For her next move, Shark became convinced that she had to have a well-known producer work on one of two finished songs. Not just any well-known producer, but M-Phazes, also a Gold Coast native who has worked with Kimbra and Eminem. The song was “Adore.”

“I like the sort of gritty beats that he made, and I could hear a lot of my songs needing these beats behind them,” she said. “It was really hard to sell this idea, because I wanted to use guitar and I had a lot of deep songs. They weren’t your regular kind of pop songs.”

The problem was that M-Phazes was an established big-name producer, and Shark was a video editor for a rugby club. She couldn’t afford him and couldn’t even get a few minutes of his time. So she turned to the local government, which was known to support local artists in their endeavors. She applied for a grant, wrote an essay and laid out her “vision for Amy Shark,” a name she had taken on one year earlier after hearing too many rejections from record labels and deciding she needed a new persona.

Amy Shark

“Everybody who knew me in high school knew that I was the girl that loves sharks and always reads about them,” she explained of the updated moniker. Jaws is her favorite film.

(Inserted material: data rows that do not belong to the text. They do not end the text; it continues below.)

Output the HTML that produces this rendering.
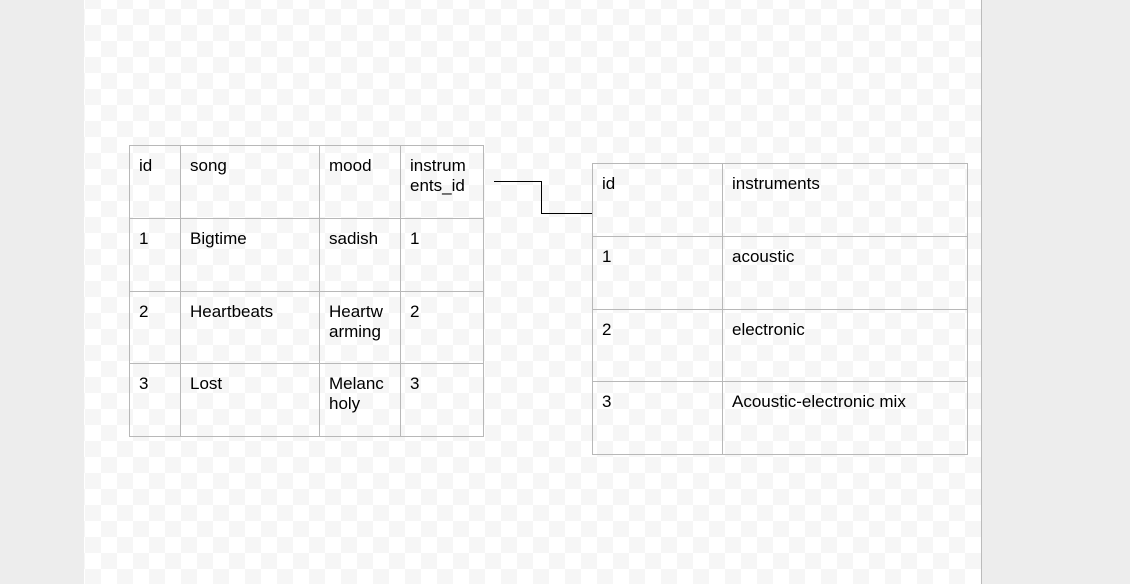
<!DOCTYPE html>
<html><head><style>
body{margin:0;width:1130px;height:584px;background:#ededed;position:relative;overflow:hidden;font-family:"Liberation Sans",Arial,sans-serif;}
#page{position:absolute;left:84px;top:0;width:897px;height:584px;border-right:1px solid #bbb;
background-color:#fff;
background-image:linear-gradient(45deg,#f6f6f6 25%,transparent 25%,transparent 75%,#f6f6f6 75%),linear-gradient(45deg,#f6f6f6 25%,transparent 25%,transparent 75%,#f6f6f6 75%);
background-size:32px 32px;background-position:1px 9px,17px 25px;}
table{position:absolute;border-collapse:collapse;font-size:17px;color:#000;}
td{border:1px solid #b8b8b8;vertical-align:top;padding:10px 4px 0 9px;line-height:20px;box-sizing:border-box;}
</style></head><body>
<div id="page"></div>
<table style="left:129px;top:145px;width:355px;">
<tr style="height:73px"><td style="width:51px">id</td><td style="width:139px">song</td><td style="width:81px">mood</td><td>instrum<br>ents_id</td></tr>
<tr style="height:73px"><td>1</td><td>Bigtime</td><td>sadish</td><td>1</td></tr>
<tr style="height:72px"><td>2</td><td>Heartbeats</td><td>Heartw<br>arming</td><td>2</td></tr>
<tr style="height:73px"><td>3</td><td>Lost</td><td>Melanc<br>holy</td><td>3</td></tr>
</table>
<table style="left:592px;top:163px;width:376px;">
<tr style="height:73px"><td style="width:130px">id</td><td>instruments</td></tr>
<tr style="height:73px"><td>1</td><td>acoustic</td></tr>
<tr style="height:72px"><td>2</td><td>electronic</td></tr>
<tr style="height:73px"><td>3</td><td>Acoustic-electronic mix</td></tr>
</table>
<svg style="position:absolute;left:0;top:0" width="1130" height="584">
<polyline points="494,181.5 541.5,181.5 541.5,213.5 592,213.5" fill="none" stroke="#000" stroke-width="1"/>
</svg>
</body></html>
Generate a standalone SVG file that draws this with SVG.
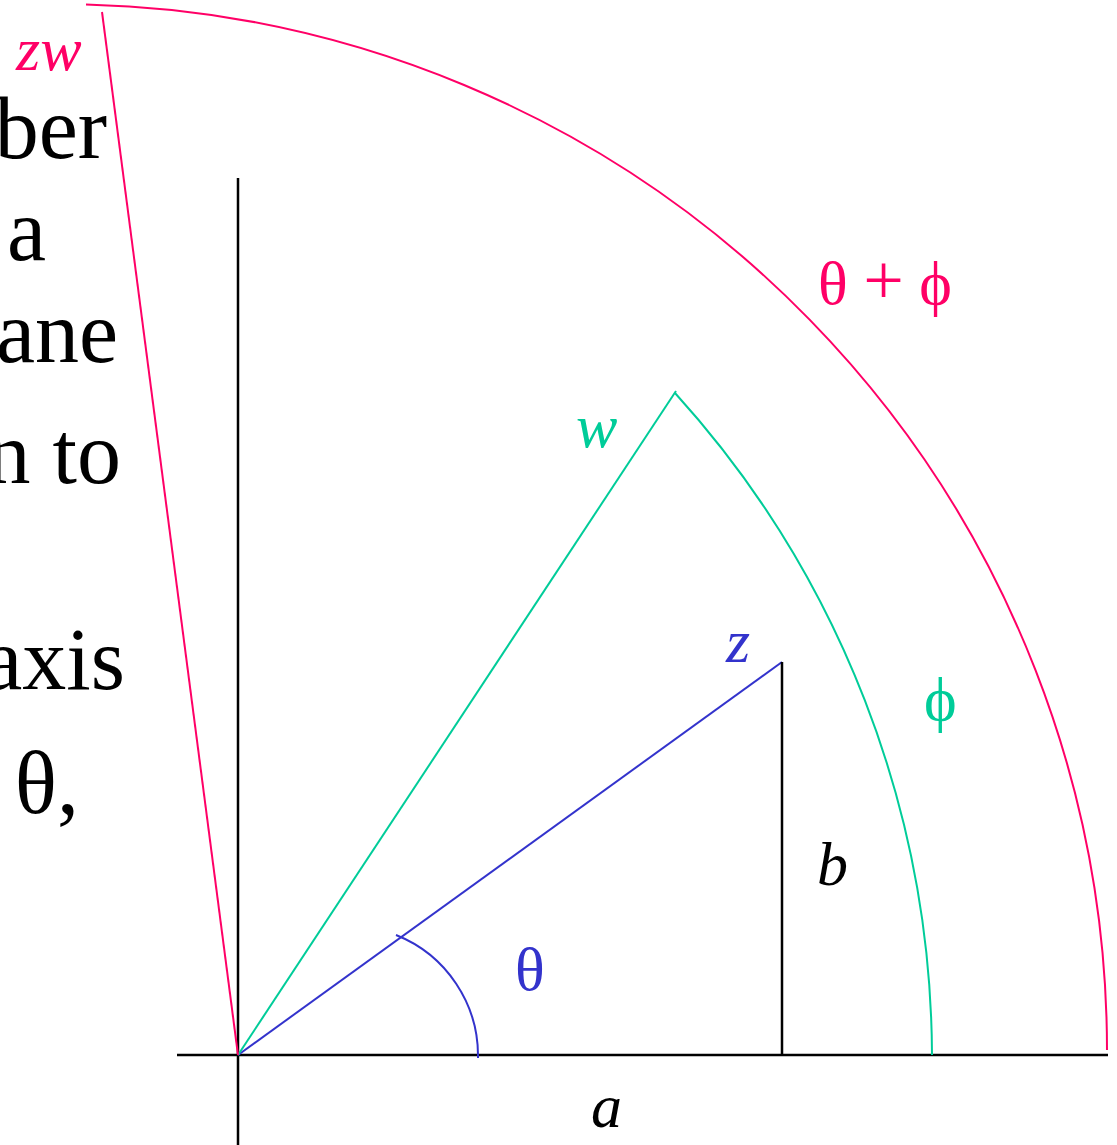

Shark finally got the grant, $7,000, which bought her half a day of the producer’s time. And apparently, that’s all he needed.

The mid-tempo song, with sparse, quivering guitars and earnestly sung lyrics, was released later in 2016, and Amy Shark would go on two win two ARIA Awards, the Australian equivalent of a Grammy. For a songwriter who grew up watching that award show since she was 5 years old, it was the first of several moments that made her understand she was no longer writing just for herself. In her home country, “Adore” reached No. 3 on the singles chart and went platinum.

The accompanying video, which Amy Shark filmed and produced by herself with a choreographer friend, has racked up more than five million views so far. If she knew beforehand the song was going to become as adored as it was, she said she would have put some more thought into it.

“Every video I’ve ever made I’ve directed, and produced and cut,” she said. “It started because I didn’t have the money to put in a big video production. I had to get very creative and beg my friends [to help] and pay them in cartons of beer.”

Since the release of “Adore,” surreal moments have included playing to a huge packed crowd at the country’s Splendour in the Grass music festival and working in the studio with Jack Antonoff and Joel Little (Lorde).

“Things are just going so quickly, and I definitely know now that when I put a song out, it’s going to be heard,” Shark said.

She has also spent some time in the studio with one of her childhood heroes, Mark Hoppus of Blink-182. The partnership came after he Tweeted her out of the blue to tell her many of his friends and his son were listening to her music. Hoppus invited her to L.A., and she just happened to be in the city two days later.



The two grabbed coffee, she played him a couple of her more recent demos, and he suggested they head to a studio, which turned out to be the legendary Sound City. She got a kick out of recording on the studio’s famous Neve 8078 console—“every legend in music has recorded on it.” Just don’t ask Amy Shark what the music is for: a debut LP, a film, for another artist or something else entirely. “It’s all very top secret, and I’m definitely not going to tell you what it’s for,” she said.

Shark has already beaten the possibility of becoming a one-hit wonder; her second single, “Weekends,” is gaining steam. She signed with Sony Australia, and later RCA in the U.S., which released her EP, Night Thinker, consisting of six similarly personal, meditative, guitar-driven gritty pop songs. New music is on the way very soon, though it might come in the form of another short-player than a full-length debut.

Shark no longer has to worry about getting the attention of record labels. In fact, on her way to signing her current deal in Australia, she turned down many of the same labels that previously shunned her. How did that feel?

“It was pretty awesome. There’s a number of people, man, that it would be really hard for them to come up and talk to me,” she said, laughing. “I’m not a total bitch. But I will never forget what they had said to me before.”